In a sense, the "independent socialists" of the Hal Draper variety advocate what they think the program of a true progressive state and ruling class should be. Though, most importantly, he does not rely on so-called progressive elites but suggests everyday people compel them to implement it from below. Readers might quarrel with his faith in the anti-racist potential of large sections of the Jewish or white working classes in Israel and the U.S. However, few would argue with his vision of the new binational anti-racist character of Israel/Palestine - an essential litmus test of that potential.

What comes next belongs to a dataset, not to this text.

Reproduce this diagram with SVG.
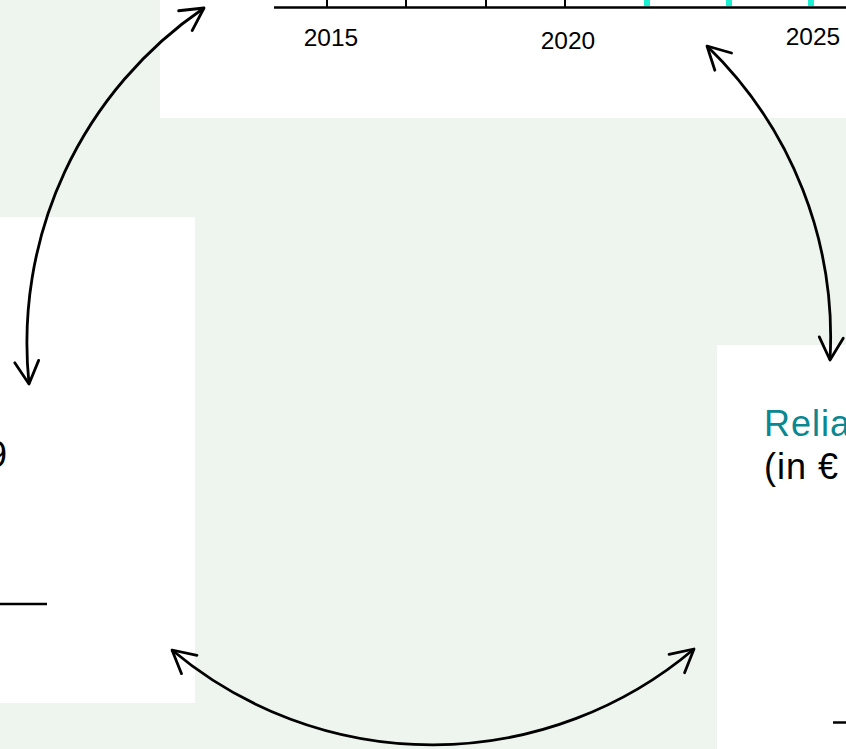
<svg xmlns="http://www.w3.org/2000/svg" width="846" height="749" viewBox="0 0 846 749">
<style>
.panel{fill:#ffffff}
.axis{stroke:#000;stroke-width:2.5;fill:none}
.tick{stroke:#000;stroke-width:2}
.tickc{fill:#1cf0d2}
.yr{font-family:"Liberation Sans",Arial,sans-serif;font-size:24.5px;fill:#000;text-anchor:middle}
.big{font-family:"Liberation Sans",Arial,sans-serif;font-size:36px;letter-spacing:1px;fill:#000}
.teal{fill:#0a8791}
.conn{fill:none;stroke:#000;stroke-width:2.8;marker-start:url(#ah);marker-end:url(#ah)}
</style>
<defs>
<marker id="ah" markerUnits="userSpaceOnUse" markerWidth="40" markerHeight="40" refX="0" refY="0" viewBox="-25 -20 30 40" orient="auto-start-reverse" overflow="visible">
<path d="M -22.5 -12 L 0 0 L -22.5 12" fill="none" stroke="#000" stroke-width="2.8" stroke-linecap="round" stroke-linejoin="round"/>
</marker>
</defs>
<rect x="0" y="0" width="846" height="749" fill="#eef5ef"/>
<g id="timeline">
<rect class="panel" x="160" y="0" width="686" height="118"/>
<line class="axis" x1="274" y1="7.5" x2="846" y2="7.5"/>
<line class="tick" x1="327" y1="0" x2="327" y2="7"/>
<line class="tick" x1="406" y1="0" x2="406" y2="7"/>
<line class="tick" x1="486" y1="0" x2="486" y2="7"/>
<line class="tick" x1="565" y1="0" x2="565" y2="7"/>
<rect class="tickc" x="644" y="0" width="6" height="6"/>
<rect class="tickc" x="726" y="0" width="6" height="6"/>
<rect class="tickc" x="808" y="0" width="6" height="6"/>
<text class="yr" x="331" y="46">2015</text>
<text class="yr" x="568" y="49">2020</text>
<text class="yr" x="813" y="45">2025</text>
</g>
<g id="panel-left">
<rect class="panel" x="0" y="217" width="195" height="486"/>
<text class="big" x="8" y="467" text-anchor="end" font-size="32" letter-spacing="0">9</text>
<line x1="0" y1="604" x2="47" y2="604" stroke="#000" stroke-width="2.5"/>
</g>
<g id="panel-right">
<rect class="panel" x="717" y="345" width="129" height="404"/>
<text class="big teal" x="764" y="436">Relia</text>
<text class="big" x="764" y="479">(in €</text>
<line x1="833" y1="722.5" x2="846" y2="722.5" stroke="#000" stroke-width="2.5"/>
</g>
<g id="connectors">
<path class="conn" d="M 204 8 A 405 405 0 0 0 29 384"/>
<path class="conn" d="M 707 46 A 405 405 0 0 1 830 360"/>
<path class="conn" d="M 172 650 A 405 405 0 0 0 694 649"/>
</g>
</svg>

If adopted as a minimum standard for multi-racial and interfaith Palestine solidarity his program would quickly get results. It would have the effect of either transforming the shallow apologetics of liberal and socialist Zionists into solid opponents of white supremacy and empire, or drive them out of the Palestine solidarity movement toward a location where they can be more clearly seen as a primary foe of a militant freedom struggle.

Hal Draper peppers his essays with entertaining Old Testament quotes, with which he implies the Zionist state of Israel is a dubious moral project subject to inevitable downfall. He serves up a different type of old time religion: a prophesy about the potential of everyday people that deserves careful consideration.


Hal Draper. Zionism, Israel, and the Arabs: Notes on the Historical Background of the Middle East Tragedy. Berkeley, California: Center for Socialist History, 1997. 215p.